Learning How to Be a Professional Artist Is a Lifelong Process

What was considered so important for artists to know back then now seems vaguely irrelevant. These days, the focus of artist-as-businessperson workshops and classes is not how to apply for money but how to earn it -- how to be entrepreneurial.
This post was published on the now-closed HuffPost Contributor platform. Contributors control their own work and posted freely to our site. If you need to flag this entry as abusive, send us an email.

To the cynic, a college studio art education is the entrée into unemployability, and perhaps some of you may think that, too. Unknown artist starving in a garret sort of thing. First, let's dispel the idea that artists are doomed to being marginalized members of society. A study released last year by the National Endowment for the Arts, basing its numbers of the Bureau of Labor Statistics, projected that the job growth rate for a wide variety of artist occupations will increase a bit faster -- in some cases, considerably faster -- than the projected increase in the overall labor force. That's good news. Another 2011 research study of graduates of performing and visual arts programs who received their degrees between 1990 and 2009, conducted jointly by Indiana and Vanderbilt universities, found that the overwhelming majority of them, 83 percent, were earning a living, and most of them are doing what their training trained them to do. The study also found that that most of these artists were satisfied with their lives and careers.

One would hope that this finding about working, reasonably content artists isn't just a fluke but might be related to what, where and how they were taught. The focus on careers is becoming a more central component of the curriculum at independent art colleges and some university studio art programs. Learning how to communicate with a variety of people in a variety of ways, learning how to work as part of a team, learning some basic business skills, gaining experience through internships and mentoring: This is becoming as much a part of the education of artists as foundation courses and electives.

The only comment I want to make is that the business of being an artist isn't a static realm of rules but an evolving field that requires you to be attuned to constant changes.

The understanding of how to build a career as an artist that you learn here will serve you in good stead... for a while, but over the years you will need to adapt what you do and how you do it in order to maintain that career.

When I first became involved in the nonprofit art world, in the late-1970s, there were plenty of artist-as-businessperson workshops and classes. However, the focus of most of them was on teaching artists how to apply for grants. Knowing the language to use and the key points to make in a grant proposal were considered an essential part of the serious artist's toolbox. Maybe that made sense then -- maybe -- because there was a growing number of state and municipal arts agencies coming into existence in the 1970s, and their budgets were increasing every year, as was the budget of the National Endowment for the Arts. That started to change in the 1980s, and now it is considered a great thing when a state arts agency's budget is only frozen and not reduced (or zero-funded, as in Kansas). Artists still apply for government agency grants, but there is less money and the likelihood of receiving a grant has diminished considerably. What was considered so important for artists to know back then now seems vaguely irrelevant. These days, the focus of artist-as-businessperson workshops and classes is not how to apply for money but how to earn it -- how to be entrepreneurial.

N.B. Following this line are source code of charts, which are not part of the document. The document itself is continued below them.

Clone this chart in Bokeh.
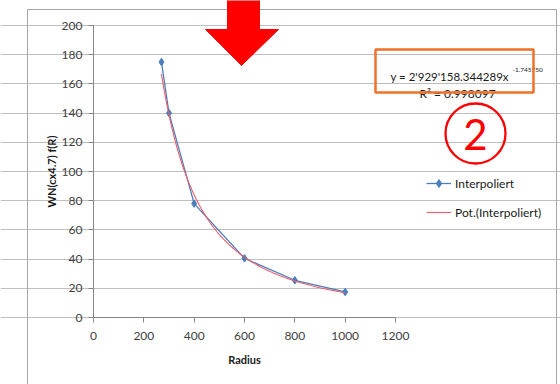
import numpy as np
from bokeh.plotting import figure
from bokeh.models import (Range1d, FixedTicker, BoxAnnotation, PolyAnnotation,
                          Label, Legend, LegendItem)
from bokeh.embed import file_html
from bokeh.resources import INLINE

# ---- data ----
radius = [270, 300, 400, 600, 800, 1000]
wn = [175, 140, 78, 40.5, 25.5, 17.5]
fit_a = 2929158.344289
fit_b = -1.745750
fit_eq_text = "y = 2'929'158.344289x"
fit_exp_text = "-1.745750"
r2_text = "R² = 0.998097"
x_ticks = [0, 200, 400, 600, 800, 1000, 1200]
y_ticks = [0, 20, 40, 60, 80, 100, 120, 140, 160, 180, 200]
series_names = ["Interpoliert", "Pot.(Interpoliert)"]
x_title = "Radius"
y_title = "WN(cx4.7) f(R)"
badge_text = "2"

FONT = "Lato"
BLUE = "#4A7EBB"
PINK = "#EE5B6B"

# plot area in the picture: x 0..1200 -> px 93..395, y 0..200 -> px 317..25
W, H = 560, 384
PX_L, PX_R, PX_T, PX_B = 93, 395, 25, 317
kx = (PX_R - PX_L) / 1200.0
ky = (PX_B - PX_T) / 200.0
x_rng = Range1d(0 - PX_L / kx, 1200 + (W - PX_R) / kx)
y_rng = Range1d(0 - (H - PX_B) / ky, 200 + PX_T / ky)

p = figure(width=W, height=H, output_backend="svg", toolbar_location=None,
           x_range=x_rng, y_range=y_rng, min_border=0)
p.min_border_left = p.min_border_right = p.min_border_top = p.min_border_bottom = 0
p.title.visible = False
p.outline_line_color = None
p.background_fill_color = "white"
p.border_fill_color = "white"

# axes at the data origin
p.xaxis.ticker = FixedTicker(ticks=x_ticks)
p.yaxis.ticker = FixedTicker(ticks=y_ticks)
p.xaxis.fixed_location = 0
p.yaxis.fixed_location = 0
p.xaxis.bounds = (0, 1200)
p.yaxis.bounds = (0, 200)
for ax in (p.xaxis[0], p.yaxis[0]):
    ax.axis_line_color = "#868686"
    ax.major_tick_line_color = "#868686"
    ax.major_tick_out = 5
    ax.major_tick_in = 0
    ax.minor_tick_line_color = None
    ax.major_label_text_font = FONT
    ax.major_label_text_font_size = "12px"
    ax.major_label_text_color = "#404040"
    ax.axis_label_text_font = FONT
    ax.axis_label_text_font_size = "11px"
    ax.axis_label_text_font_style = "bold"
    ax.axis_label_text_color = "#1A1A1A"
p.xaxis.axis_label = x_title
p.yaxis.axis_label = y_title
p.xaxis.major_label_standoff = 9
p.yaxis.major_label_standoff = 6
p.xaxis.axis_label_standoff = 10
p.yaxis.axis_label_standoff = 1

p.xgrid.grid_line_color = None
p.ygrid.ticker = FixedTicker(ticks=y_ticks)
p.ygrid.bounds = (0, 1200)
p.ygrid.grid_line_color = "#BEBEBE"
p.ygrid.grid_line_width = 1

# trend line from the stated fit
xs_fit = np.linspace(min(radius), max(radius), 200)
ys_fit = fit_a * xs_fit ** fit_b

r_blue = p.line(radius, wn, line_color=BLUE, line_width=1.3)
r_mark = p.scatter(radius, wn, marker="diamond", size=7.5, fill_color=BLUE, line_color=BLUE)
r_fit = p.line(xs_fit, ys_fit, line_color=PINK, line_width=1.1)

legend = Legend(items=[LegendItem(label=series_names[0], renderers=[r_blue, r_mark]),
                       LegendItem(label=series_names[1], renderers=[r_fit])],
                location=(426, H - 222), orientation="vertical",
                border_line_color=None, background_fill_alpha=0,
                padding=0, margin=0, spacing=9,
                glyph_width=25, glyph_height=20, label_height=20,
                label_standoff=4,
                label_text_font=FONT, label_text_font_size="12px",
                label_text_color="#1A1A1A")
p.add_layout(legend)

# chart border
p.add_layout(BoxAnnotation(left=27, right=556, top=9, bottom=420,
                           left_units="canvas", right_units="canvas",
                           top_units="canvas", bottom_units="canvas",
                           fill_alpha=0, line_color="#A6A6A6", line_alpha=1,
                           line_width=1, level="underlay"))

# red arrow
p.add_layout(PolyAnnotation(xs=[227, 259, 259, 278, 241, 205, 227],
                            ys=[-2, -2, 29, 29, 65, 29, 29],
                            xs_units="canvas", ys_units="canvas",
                            fill_color="#FF0000", fill_alpha=1,
                            line_color="#FF0000", line_alpha=1, line_width=1))

# equation texts
p.add_layout(Label(x=390, y=76, x_units="canvas", y_units="canvas", text=fit_eq_text,
                   text_font=FONT, text_font_size="11.5px", text_color="#1A1A1A",
                   text_baseline="alphabetic"))
p.add_layout(Label(x=512, y=69, x_units="canvas", y_units="canvas", text=fit_exp_text,
                   text_font=FONT, text_font_size="6.5px", text_color="#1A1A1A",
                   text_baseline="alphabetic"))
p.add_layout(Label(x=457, y=93, x_units="canvas", y_units="canvas", text=r2_text,
                   text_font=FONT, text_font_size="12px", text_color="#1A1A1A",
                   text_align="center", text_baseline="alphabetic"))
# orange box
p.add_layout(BoxAnnotation(left=375, right=533, top=49, bottom=92,
                           left_units="canvas", right_units="canvas",
                           top_units="canvas", bottom_units="canvas",
                           fill_alpha=0, line_color="#F07028", line_alpha=1,
                           line_width=2.5))

# circled 2
p.add_layout(BoxAnnotation(left=445, right=505, top=103, bottom=163,
                           left_units="canvas", right_units="canvas",
                           top_units="canvas", bottom_units="canvas",
                           border_radius=30,
                           fill_alpha=0, line_color="#FF0000", line_alpha=1,
                           line_width=2.3))
p.add_layout(Label(x=475, y=134, x_units="canvas", y_units="canvas", text=badge_text,
                   text_font=FONT, text_font_size="42px", text_color="#FF0000",
                   text_align="center", text_baseline="middle"))

open("out.html", "w").write(file_html(p, INLINE))
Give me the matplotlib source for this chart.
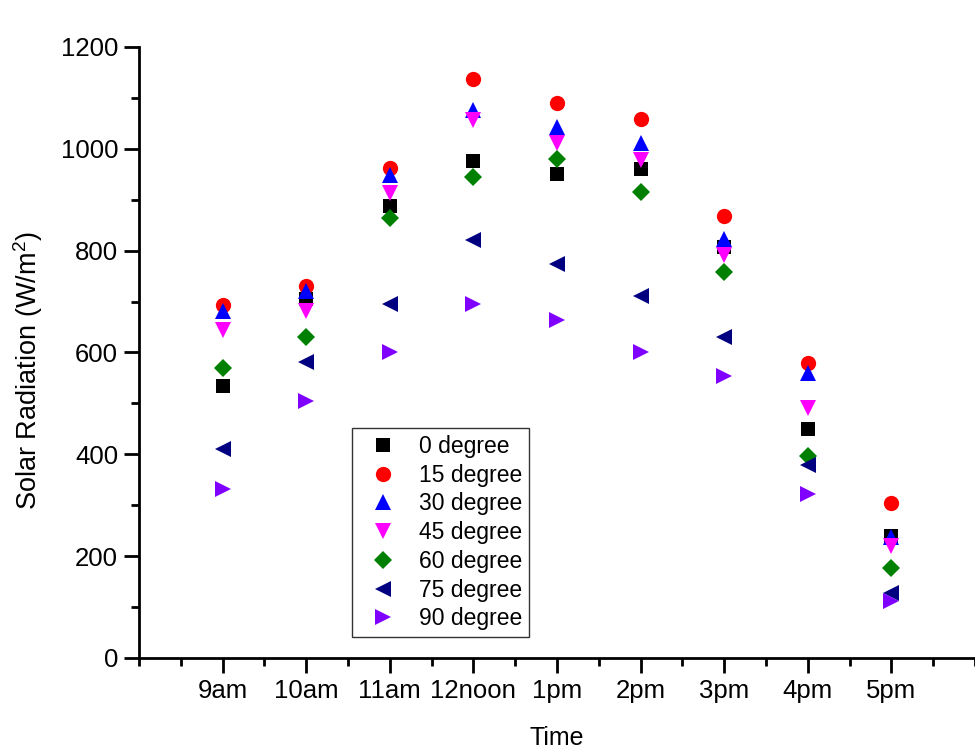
import matplotlib
matplotlib.use("Agg")
import matplotlib.pyplot as plt
from matplotlib.ticker import MultipleLocator

plt.rcParams['font.family'] = ['Liberation Sans', 'DejaVu Sans']
plt.rcParams['mathtext.fontset'] = 'custom'
plt.rcParams['mathtext.rm'] = 'Liberation Sans'

times = ["9am", "10am", "11am", "12noon", "1pm", "2pm", "3pm", "4pm", "5pm"]

deg0 = [534, 705, 888, 976, 951, 960, 808, 449, 240]
deg15 = [694, 731, 963, 1137, 1090, 1058, 869, 579, 304]
deg30 = [682, 720, 949, 1076, 1042, 1012, 823, 559, 238]
deg45 = [644, 682, 913, 1057, 1011, 978, 792, 491, 219]
deg60 = [569, 631, 864, 944, 980, 915, 758, 397, 176]
deg75 = [411, 581, 695, 821, 774, 711, 631, 379, 127]
deg90 = [332, 505, 600, 695, 664, 600, 553, 322, 111]

series = [
    ("0 degree", deg0, "s", "#000000", 10),
    ("15 degree", deg15, "o", "#ff0000", 11),
    ("30 degree", deg30, "^", "#0000ff", 11),
    ("45 degree", deg45, "v", "#ff00ff", 11),
    ("60 degree", deg60, "D", "#008000", 9),
    ("75 degree", deg75, "<", "#000080", 11),
    ("90 degree", deg90, ">", "#8000ff", 11),
]

fig = plt.figure(figsize=(9.75, 7.53), dpi=100)
ax = fig.add_axes([0.1426, 0.1262, 0.8574, 0.8114])

x = list(range(1, len(times) + 1))
for label, vals, mk, col, ms in series:
    ax.plot(x, vals, linestyle="none", marker=mk, color=col,
            markersize=ms, markeredgewidth=0, label=label)

ax.set_xlim(0, 10)
ax.set_ylim(0, 1200)
ax.set_xticks(x)
ax.set_xticklabels(times)
ax.xaxis.set_minor_locator(MultipleLocator(0.5))
ax.yaxis.set_major_locator(MultipleLocator(200))
ax.yaxis.set_minor_locator(MultipleLocator(100))

for side in ("top", "right"):
    ax.spines[side].set_visible(False)
for side in ("left", "bottom"):
    ax.spines[side].set_linewidth(2.0)

ax.tick_params(which="major", direction="out", length=11, width=2.0,
               labelsize=18.5, pad=4)
ax.tick_params(which="minor", direction="out", length=6, width=2.0)

ax.set_xlabel("Time", fontsize=18, labelpad=17)
ax.set_ylabel("Solar Radiation (W/m$^2$)", fontsize=19.5, labelpad=11)
ax.yaxis.label.set_y(0.47)

leg = ax.legend(loc="lower left", bbox_to_anchor=(0.2548, 0.034),
                fontsize=16.5, frameon=True, fancybox=False,
                edgecolor="black", handletextpad=0.53, labelspacing=0.25,
                borderpad=0.3, handlelength=2.1, borderaxespad=0)
leg.get_frame().set_linewidth(1.0)

fig.savefig("out.png", dpi=100, facecolor="white")
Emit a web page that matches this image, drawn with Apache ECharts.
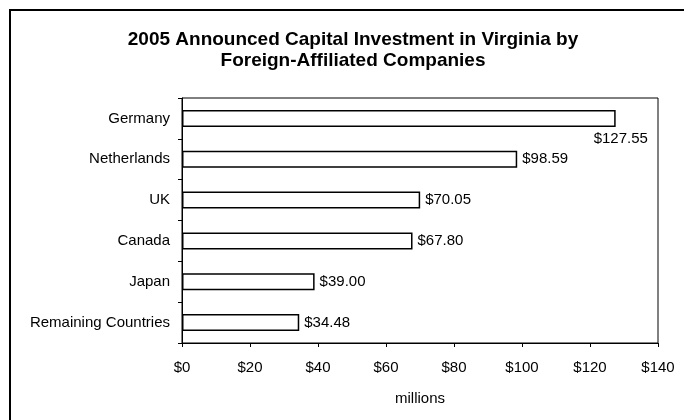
<!DOCTYPE html>
<html>
<head>
<meta charset="utf-8">
<script src="https://cdn.jsdelivr.net/npm/echarts@6/dist/echarts.min.js"></script>
<style>
    html, body { margin: 0; padding: 0; background: #fff; }
    #chart { width: 684px; height: 420px; }
</style>
</head>
<body>
<div id="chart"></div>
<script>
// 国家 / 金额（百万美元）
const countries = ['Germany', 'Netherlands', 'UK', 'Canada', 'Japan', 'Remaining Countries'];
const investment = [127.55, 98.59, 70.05, 67.80, 39.00, 34.48];
const xTicks = [0, 20, 40, 60, 80, 100, 120, 140];

const font = 'Arial, "Liberation Sans", sans-serif';

// Germany 的标签放在柱子下方
const seriesData = investment.map((v, i) => {
    if (i === 0) {
        return {
            value: v,
            label: {
                position: ['100%', '100%'],
                align: 'left',
                verticalAlign: 'top',
                offset: [-22, 4]
            }
        };
    }
    return v;
});

const chart = echarts.init(document.getElementById('chart'));
chart.setOption({
    backgroundColor: '#fff',
    animation: false,
    title: {
        text: '2005 Announced Capital Investment in Virginia by\nForeign-Affiliated Companies',
        left: 348,
        top: 24,
        textAlign: 'center',
        textStyle: {
            fontFamily: font,
            fontSize: 19,
            fontWeight: 'bold',
            color: '#000',
            lineHeight: 21
        }
    },
    graphic: [
        {
            type: 'rect',
            shape: { x: 10, y: 10, width: 700, height: 440 },
            style: { fill: 'none', stroke: '#000', lineWidth: 2 },
            silent: true
        }
    ],
    grid: {
        left: 182,
        right: 26,
        top: 98,
        bottom: 77,
        show: true,
        borderColor: '#000',
        borderWidth: 1,
        backgroundColor: 'transparent'
    },
    xAxis: {
        type: 'value',
        min: xTicks[0],
        max: xTicks[xTicks.length - 1],
        interval: 20,
        name: 'millions',
        nameLocation: 'middle',
        nameGap: 48,
        nameTextStyle: { fontFamily: font, fontSize: 15, color: '#000' },
        axisLine: { show: true, lineStyle: { color: '#000', width: 1 } },
        axisTick: { show: true, length: 4, lineStyle: { color: '#000' } },
        axisLabel: {
            formatter: (v) => '$' + v,
            fontFamily: font,
            fontSize: 15,
            color: '#000',
            margin: 17
        },
        splitLine: { show: false }
    },
    yAxis: {
        type: 'category',
        inverse: true,
        data: countries,
        axisLine: { show: true, lineStyle: { color: '#000', width: 1 } },
        axisTick: { show: true, length: 4, lineStyle: { color: '#000' } },
        axisLabel: {
            fontFamily: font,
            fontSize: 15,
            color: '#000',
            margin: 12
        },
        splitLine: { show: false }
    },
    series: [
        {
            type: 'bar',
            data: seriesData,
            barWidth: 17,
            itemStyle: {
                color: '#fff',
                borderColor: '#000',
                borderWidth: 1.5
            },
            label: {
                show: true,
                position: 'right',
                distance: 5,
                formatter: (p) => '$' + p.value.toFixed(2),
                fontFamily: font,
                fontSize: 15,
                color: '#000'
            }
        }
    ]
});
</script>
</body>
</html>
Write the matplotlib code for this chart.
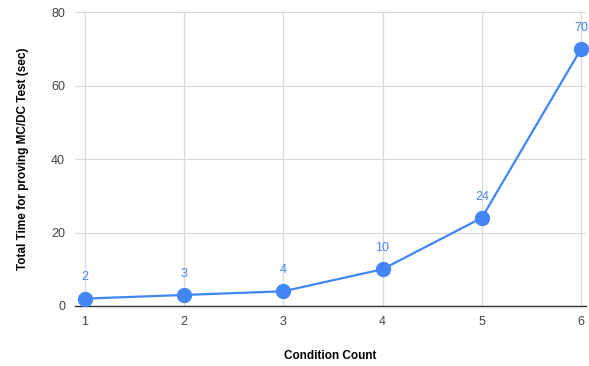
import matplotlib
matplotlib.use('Agg')
import matplotlib.pyplot as plt

plt.rcParams['font.family'] = ['Liberation Sans', 'DejaVu Sans']

# data
condition_count = [1, 2, 3, 4, 5, 6]
total_time = [2, 3, 4, 10, 24, 70]

blue = '#4285F4'

fig = plt.figure(figsize=(5.89, 3.66), dpi=100)
ax = fig.add_axes([0.127, 0.164, 0.868, 0.803])

ax.plot(condition_count, total_time, color=blue, linewidth=1.6,
        marker='o', markersize=10, zorder=3, clip_on=False)

for x, y in zip(condition_count, total_time):
    ax.annotate(str(y), (x, y), xytext=(0, 11), textcoords='offset points',
                ha='center', va='bottom', color=blue, fontsize=9)

ax.set_xlim(0.9, 6.05)
ax.set_ylim(0, 80)
ax.set_xticks(condition_count)
ax.set_yticks([0, 20, 40, 60, 80])

ax.grid(True, color='#d9d9d9', linewidth=0.9)
ax.set_axisbelow(True)
for s in ['top', 'right', 'left']:
    ax.spines[s].set_visible(False)
ax.spines['bottom'].set_color('#333333')
ax.spines['bottom'].set_linewidth(1.0)
ax.tick_params(length=0, labelsize=9, labelcolor='#444444', pad=7)

ax.set_xlabel('Condition Count', fontsize=8.5, fontweight='bold', labelpad=16)
ax.set_ylabel('Total Time for proving MC/DC Test (sec)', fontsize=8.5,
              fontweight='bold', labelpad=16)

fig.savefig('out.png', dpi=100)
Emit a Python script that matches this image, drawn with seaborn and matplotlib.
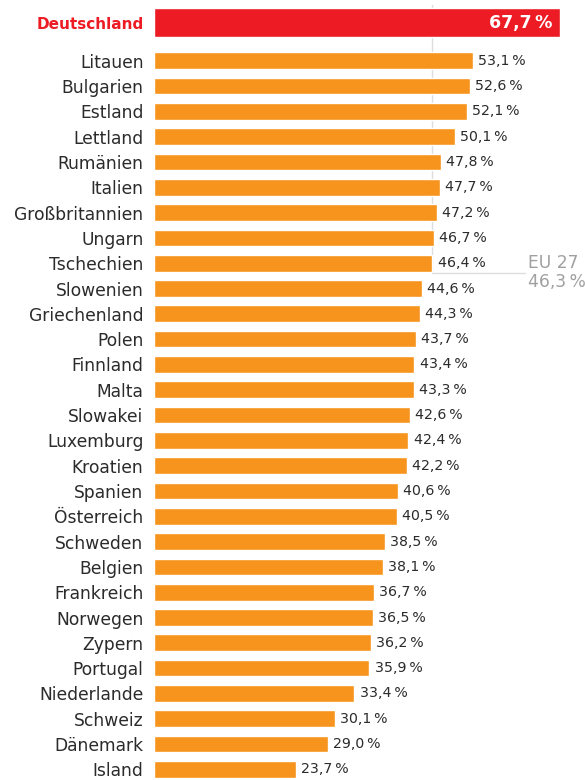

Thirty-plus years from now, what will artists be taught about developing their careers? What will you need to know?

Thirty years ago, there was already a growing body of what's called public art. The term "public art," as opposed to "monuments," originally referred to commissioned artwork by top-tier artists best known for their gallery exhibitions. The aim of the public art movement was 'get these artists and this art out into the public realm,' but now what's interesting and new is we've seen an entire class of artists emerge who have almost no ties to galleries and private collectors anymore and spend all their time designing large-scale public art projects for corporations and municipalities. I'm thinking of artists, such as Tom Otterness, Mary Miss, Maya Lin, Fritz Haeg, Jackie Brookner and quite a few others. This type of career didn't exist 30 or so years ago, but now it does, and it involves a very different business model.

Perhaps, in 30 or so years, you will be working along a career path that doesn't exist today. We are all trying to feel our way in the use of new technology. Do you still put together a press package to promote an event to newspapers, magazines, radio and television, or do you look to bloggers and the use of social media to disseminate information? Or, do you do both, hoping that something will work?

I see that a growing number of galleries and artists have Facebook pages, Tumblr, blogs and Twitter accounts. Will social networking become part of a business plan, or is that not its function? I think some art gallery owners hope that it does something to spur interest and sales. We're learning all the time.

So much has changed. Thirty-plus years ago, I had very strong ideas of what is protected by copyright law, and now I really am not that sure. Every time Richard Prince paints another picture, judges in different courts weigh in on whether or not he has broken the law. Copyright right law has moved from being a set of rules or guidelines to being a debating society, and we will all have to see how things play out.

This is all by way of saying that what students learn in art school about how to be a professional artist is good and valuable now, and possibly it will serve them in good stead for the rest of your careers, but some of it also may become outdated in time. That doesn't make what they learned of no value, but it means that they need to be alert to changes in thinking and operating throughout their careers. The business of being an artist means continually adapting to what is going on in the world so that your careers may continue to progress.